RAW DATA —
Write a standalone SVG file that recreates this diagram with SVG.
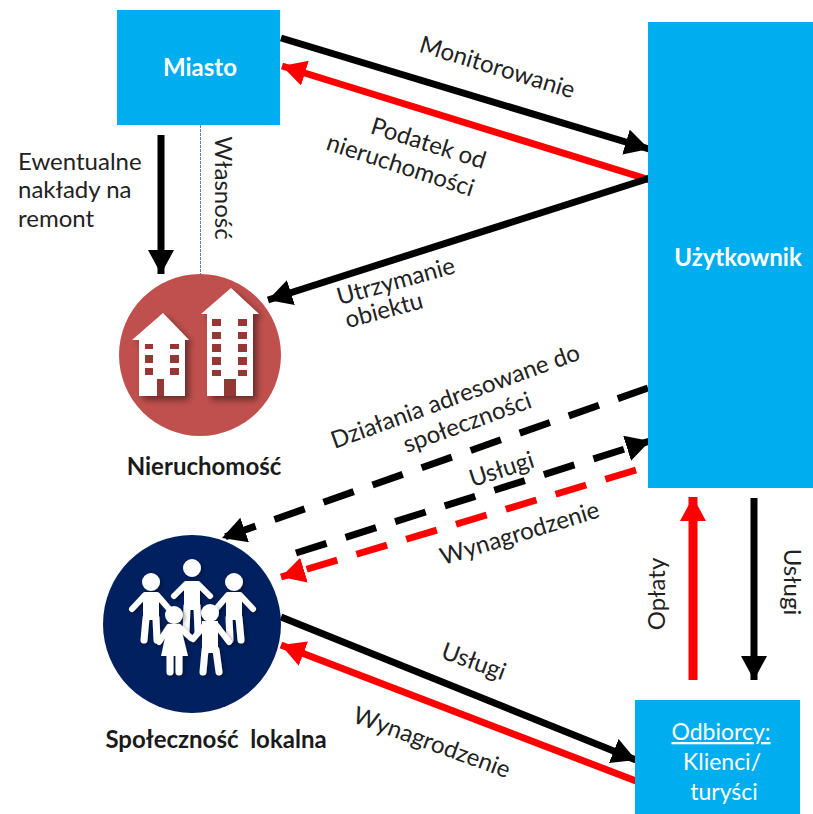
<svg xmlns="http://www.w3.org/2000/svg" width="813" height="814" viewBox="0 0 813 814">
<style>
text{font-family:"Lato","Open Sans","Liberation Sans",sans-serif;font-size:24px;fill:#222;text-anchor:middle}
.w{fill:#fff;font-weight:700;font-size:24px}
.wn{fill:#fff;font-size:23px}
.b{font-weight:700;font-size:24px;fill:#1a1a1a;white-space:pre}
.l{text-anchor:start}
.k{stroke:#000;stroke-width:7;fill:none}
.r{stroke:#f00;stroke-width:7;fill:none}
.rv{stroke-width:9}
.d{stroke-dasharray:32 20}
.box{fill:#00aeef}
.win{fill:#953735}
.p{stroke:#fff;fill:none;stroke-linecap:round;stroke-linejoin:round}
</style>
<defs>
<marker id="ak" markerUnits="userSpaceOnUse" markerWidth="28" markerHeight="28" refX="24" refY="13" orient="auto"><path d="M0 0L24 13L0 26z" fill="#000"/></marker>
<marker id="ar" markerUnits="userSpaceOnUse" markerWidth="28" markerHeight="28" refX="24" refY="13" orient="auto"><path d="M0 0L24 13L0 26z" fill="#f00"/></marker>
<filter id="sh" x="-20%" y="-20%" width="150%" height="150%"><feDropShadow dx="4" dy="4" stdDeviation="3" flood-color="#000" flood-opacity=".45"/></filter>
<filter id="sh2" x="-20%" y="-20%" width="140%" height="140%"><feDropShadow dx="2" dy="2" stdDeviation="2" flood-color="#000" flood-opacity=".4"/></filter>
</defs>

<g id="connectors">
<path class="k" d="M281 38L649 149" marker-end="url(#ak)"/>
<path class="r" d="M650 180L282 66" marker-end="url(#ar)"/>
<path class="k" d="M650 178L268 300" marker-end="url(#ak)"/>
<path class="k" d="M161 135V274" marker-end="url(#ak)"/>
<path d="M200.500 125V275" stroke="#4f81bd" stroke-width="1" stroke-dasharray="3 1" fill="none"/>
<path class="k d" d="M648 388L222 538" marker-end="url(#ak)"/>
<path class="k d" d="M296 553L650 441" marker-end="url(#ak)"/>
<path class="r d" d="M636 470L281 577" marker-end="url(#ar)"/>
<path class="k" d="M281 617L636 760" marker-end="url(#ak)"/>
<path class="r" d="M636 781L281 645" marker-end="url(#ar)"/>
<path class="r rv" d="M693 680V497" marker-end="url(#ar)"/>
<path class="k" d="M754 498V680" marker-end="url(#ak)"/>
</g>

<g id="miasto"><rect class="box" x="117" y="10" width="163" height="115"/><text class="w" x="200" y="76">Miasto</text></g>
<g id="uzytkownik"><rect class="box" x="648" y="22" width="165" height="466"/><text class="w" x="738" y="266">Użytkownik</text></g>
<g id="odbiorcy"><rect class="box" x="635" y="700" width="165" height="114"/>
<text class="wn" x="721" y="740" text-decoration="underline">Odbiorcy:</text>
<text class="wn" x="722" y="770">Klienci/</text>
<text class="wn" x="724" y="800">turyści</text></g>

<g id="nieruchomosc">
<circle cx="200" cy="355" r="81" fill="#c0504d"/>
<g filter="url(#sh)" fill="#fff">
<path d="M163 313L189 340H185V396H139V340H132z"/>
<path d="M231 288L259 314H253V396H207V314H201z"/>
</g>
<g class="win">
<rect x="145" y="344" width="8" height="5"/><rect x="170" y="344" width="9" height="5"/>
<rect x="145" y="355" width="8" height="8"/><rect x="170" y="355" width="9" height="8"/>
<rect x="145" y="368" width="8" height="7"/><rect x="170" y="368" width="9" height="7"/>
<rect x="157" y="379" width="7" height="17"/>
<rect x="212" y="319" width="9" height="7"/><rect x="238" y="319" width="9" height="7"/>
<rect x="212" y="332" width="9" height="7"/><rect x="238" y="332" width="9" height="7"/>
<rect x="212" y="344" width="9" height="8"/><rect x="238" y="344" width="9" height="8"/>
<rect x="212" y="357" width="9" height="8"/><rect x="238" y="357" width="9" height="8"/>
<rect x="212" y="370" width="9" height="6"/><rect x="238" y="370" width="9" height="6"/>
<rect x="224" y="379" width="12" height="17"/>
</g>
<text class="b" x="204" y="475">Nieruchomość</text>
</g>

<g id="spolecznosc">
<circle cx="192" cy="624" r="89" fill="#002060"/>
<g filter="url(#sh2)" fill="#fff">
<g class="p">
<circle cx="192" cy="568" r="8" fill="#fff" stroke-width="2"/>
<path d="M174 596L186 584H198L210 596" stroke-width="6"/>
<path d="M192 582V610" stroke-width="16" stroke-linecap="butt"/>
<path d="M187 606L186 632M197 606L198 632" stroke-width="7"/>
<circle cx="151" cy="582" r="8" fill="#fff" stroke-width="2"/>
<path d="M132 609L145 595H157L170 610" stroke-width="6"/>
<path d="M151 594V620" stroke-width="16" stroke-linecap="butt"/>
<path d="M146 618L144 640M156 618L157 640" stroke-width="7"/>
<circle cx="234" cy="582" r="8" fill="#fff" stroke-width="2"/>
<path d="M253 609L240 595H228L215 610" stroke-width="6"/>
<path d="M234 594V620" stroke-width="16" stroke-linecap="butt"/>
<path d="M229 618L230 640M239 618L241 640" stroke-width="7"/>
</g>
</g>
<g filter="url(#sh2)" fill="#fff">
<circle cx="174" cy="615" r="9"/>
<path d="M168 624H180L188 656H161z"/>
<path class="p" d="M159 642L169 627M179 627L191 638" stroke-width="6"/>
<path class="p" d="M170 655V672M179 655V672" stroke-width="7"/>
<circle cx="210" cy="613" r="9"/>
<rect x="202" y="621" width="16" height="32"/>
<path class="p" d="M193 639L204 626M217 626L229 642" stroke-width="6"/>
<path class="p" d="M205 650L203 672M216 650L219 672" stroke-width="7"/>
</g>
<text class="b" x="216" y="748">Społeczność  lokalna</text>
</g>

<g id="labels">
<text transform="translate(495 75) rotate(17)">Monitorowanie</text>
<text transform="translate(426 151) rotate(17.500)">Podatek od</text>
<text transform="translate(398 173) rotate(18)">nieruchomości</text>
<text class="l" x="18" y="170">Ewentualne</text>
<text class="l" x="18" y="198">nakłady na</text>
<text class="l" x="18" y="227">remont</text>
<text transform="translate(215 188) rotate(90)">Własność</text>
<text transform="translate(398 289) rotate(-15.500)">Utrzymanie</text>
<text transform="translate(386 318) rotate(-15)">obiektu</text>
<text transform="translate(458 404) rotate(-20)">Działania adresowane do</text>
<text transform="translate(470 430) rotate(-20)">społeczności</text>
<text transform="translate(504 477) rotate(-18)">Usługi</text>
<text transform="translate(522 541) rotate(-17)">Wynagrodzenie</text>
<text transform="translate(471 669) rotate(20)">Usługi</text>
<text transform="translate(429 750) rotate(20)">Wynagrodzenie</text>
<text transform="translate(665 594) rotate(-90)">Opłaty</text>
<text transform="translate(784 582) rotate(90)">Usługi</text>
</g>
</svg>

JOB — Transcribe the whole listing, character for character, but not its images.

ANSWER TO THE TASK —
Write a standalone SVG file that recreates this diagram with SVG.
<svg xmlns="http://www.w3.org/2000/svg" width="813" height="814" viewBox="0 0 813 814">
<style>
text{font-family:"Lato","Open Sans","Liberation Sans",sans-serif;font-size:24px;fill:#222;text-anchor:middle}
.w{fill:#fff;font-weight:700;font-size:24px}
.wn{fill:#fff;font-size:23px}
.b{font-weight:700;font-size:24px;fill:#1a1a1a;white-space:pre}
.l{text-anchor:start}
.k{stroke:#000;stroke-width:7;fill:none}
.r{stroke:#f00;stroke-width:7;fill:none}
.rv{stroke-width:9}
.d{stroke-dasharray:32 20}
.box{fill:#00aeef}
.win{fill:#953735}
.p{stroke:#fff;fill:none;stroke-linecap:round;stroke-linejoin:round}
</style>
<defs>
<marker id="ak" markerUnits="userSpaceOnUse" markerWidth="28" markerHeight="28" refX="24" refY="13" orient="auto"><path d="M0 0L24 13L0 26z" fill="#000"/></marker>
<marker id="ar" markerUnits="userSpaceOnUse" markerWidth="28" markerHeight="28" refX="24" refY="13" orient="auto"><path d="M0 0L24 13L0 26z" fill="#f00"/></marker>
<filter id="sh" x="-20%" y="-20%" width="150%" height="150%"><feDropShadow dx="4" dy="4" stdDeviation="3" flood-color="#000" flood-opacity=".45"/></filter>
<filter id="sh2" x="-20%" y="-20%" width="140%" height="140%"><feDropShadow dx="2" dy="2" stdDeviation="2" flood-color="#000" flood-opacity=".4"/></filter>
</defs>

<g id="connectors">
<path class="k" d="M281 38L649 149" marker-end="url(#ak)"/>
<path class="r" d="M650 180L282 66" marker-end="url(#ar)"/>
<path class="k" d="M650 178L268 300" marker-end="url(#ak)"/>
<path class="k" d="M161 135V274" marker-end="url(#ak)"/>
<path d="M200.500 125V275" stroke="#4f81bd" stroke-width="1" stroke-dasharray="3 1" fill="none"/>
<path class="k d" d="M648 388L222 538" marker-end="url(#ak)"/>
<path class="k d" d="M296 553L650 441" marker-end="url(#ak)"/>
<path class="r d" d="M636 470L281 577" marker-end="url(#ar)"/>
<path class="k" d="M281 617L636 760" marker-end="url(#ak)"/>
<path class="r" d="M636 781L281 645" marker-end="url(#ar)"/>
<path class="r rv" d="M693 680V497" marker-end="url(#ar)"/>
<path class="k" d="M754 498V680" marker-end="url(#ak)"/>
</g>

<g id="miasto"><rect class="box" x="117" y="10" width="163" height="115"/><text class="w" x="200" y="76">Miasto</text></g>
<g id="uzytkownik"><rect class="box" x="648" y="22" width="165" height="466"/><text class="w" x="738" y="266">Użytkownik</text></g>
<g id="odbiorcy"><rect class="box" x="635" y="700" width="165" height="114"/>
<text class="wn" x="721" y="740" text-decoration="underline">Odbiorcy:</text>
<text class="wn" x="722" y="770">Klienci/</text>
<text class="wn" x="724" y="800">turyści</text></g>

<g id="nieruchomosc">
<circle cx="200" cy="355" r="81" fill="#c0504d"/>
<g filter="url(#sh)" fill="#fff">
<path d="M163 313L189 340H185V396H139V340H132z"/>
<path d="M231 288L259 314H253V396H207V314H201z"/>
</g>
<g class="win">
<rect x="145" y="344" width="8" height="5"/><rect x="170" y="344" width="9" height="5"/>
<rect x="145" y="355" width="8" height="8"/><rect x="170" y="355" width="9" height="8"/>
<rect x="145" y="368" width="8" height="7"/><rect x="170" y="368" width="9" height="7"/>
<rect x="157" y="379" width="7" height="17"/>
<rect x="212" y="319" width="9" height="7"/><rect x="238" y="319" width="9" height="7"/>
<rect x="212" y="332" width="9" height="7"/><rect x="238" y="332" width="9" height="7"/>
<rect x="212" y="344" width="9" height="8"/><rect x="238" y="344" width="9" height="8"/>
<rect x="212" y="357" width="9" height="8"/><rect x="238" y="357" width="9" height="8"/>
<rect x="212" y="370" width="9" height="6"/><rect x="238" y="370" width="9" height="6"/>
<rect x="224" y="379" width="12" height="17"/>
</g>
<text class="b" x="204" y="475">Nieruchomość</text>
</g>

<g id="spolecznosc">
<circle cx="192" cy="624" r="89" fill="#002060"/>
<g filter="url(#sh2)" fill="#fff">
<g class="p">
<circle cx="192" cy="568" r="8" fill="#fff" stroke-width="2"/>
<path d="M174 596L186 584H198L210 596" stroke-width="6"/>
<path d="M192 582V610" stroke-width="16" stroke-linecap="butt"/>
<path d="M187 606L186 632M197 606L198 632" stroke-width="7"/>
<circle cx="151" cy="582" r="8" fill="#fff" stroke-width="2"/>
<path d="M132 609L145 595H157L170 610" stroke-width="6"/>
<path d="M151 594V620" stroke-width="16" stroke-linecap="butt"/>
<path d="M146 618L144 640M156 618L157 640" stroke-width="7"/>
<circle cx="234" cy="582" r="8" fill="#fff" stroke-width="2"/>
<path d="M253 609L240 595H228L215 610" stroke-width="6"/>
<path d="M234 594V620" stroke-width="16" stroke-linecap="butt"/>
<path d="M229 618L230 640M239 618L241 640" stroke-width="7"/>
</g>
</g>
<g filter="url(#sh2)" fill="#fff">
<circle cx="174" cy="615" r="9"/>
<path d="M168 624H180L188 656H161z"/>
<path class="p" d="M159 642L169 627M179 627L191 638" stroke-width="6"/>
<path class="p" d="M170 655V672M179 655V672" stroke-width="7"/>
<circle cx="210" cy="613" r="9"/>
<rect x="202" y="621" width="16" height="32"/>
<path class="p" d="M193 639L204 626M217 626L229 642" stroke-width="6"/>
<path class="p" d="M205 650L203 672M216 650L219 672" stroke-width="7"/>
</g>
<text class="b" x="216" y="748">Społeczność  lokalna</text>
</g>

<g id="labels">
<text transform="translate(495 75) rotate(17)">Monitorowanie</text>
<text transform="translate(426 151) rotate(17.500)">Podatek od</text>
<text transform="translate(398 173) rotate(18)">nieruchomości</text>
<text class="l" x="18" y="170">Ewentualne</text>
<text class="l" x="18" y="198">nakłady na</text>
<text class="l" x="18" y="227">remont</text>
<text transform="translate(215 188) rotate(90)">Własność</text>
<text transform="translate(398 289) rotate(-15.500)">Utrzymanie</text>
<text transform="translate(386 318) rotate(-15)">obiektu</text>
<text transform="translate(458 404) rotate(-20)">Działania adresowane do</text>
<text transform="translate(470 430) rotate(-20)">społeczności</text>
<text transform="translate(504 477) rotate(-18)">Usługi</text>
<text transform="translate(522 541) rotate(-17)">Wynagrodzenie</text>
<text transform="translate(471 669) rotate(20)">Usługi</text>
<text transform="translate(429 750) rotate(20)">Wynagrodzenie</text>
<text transform="translate(665 594) rotate(-90)">Opłaty</text>
<text transform="translate(784 582) rotate(90)">Usługi</text>
</g>
</svg>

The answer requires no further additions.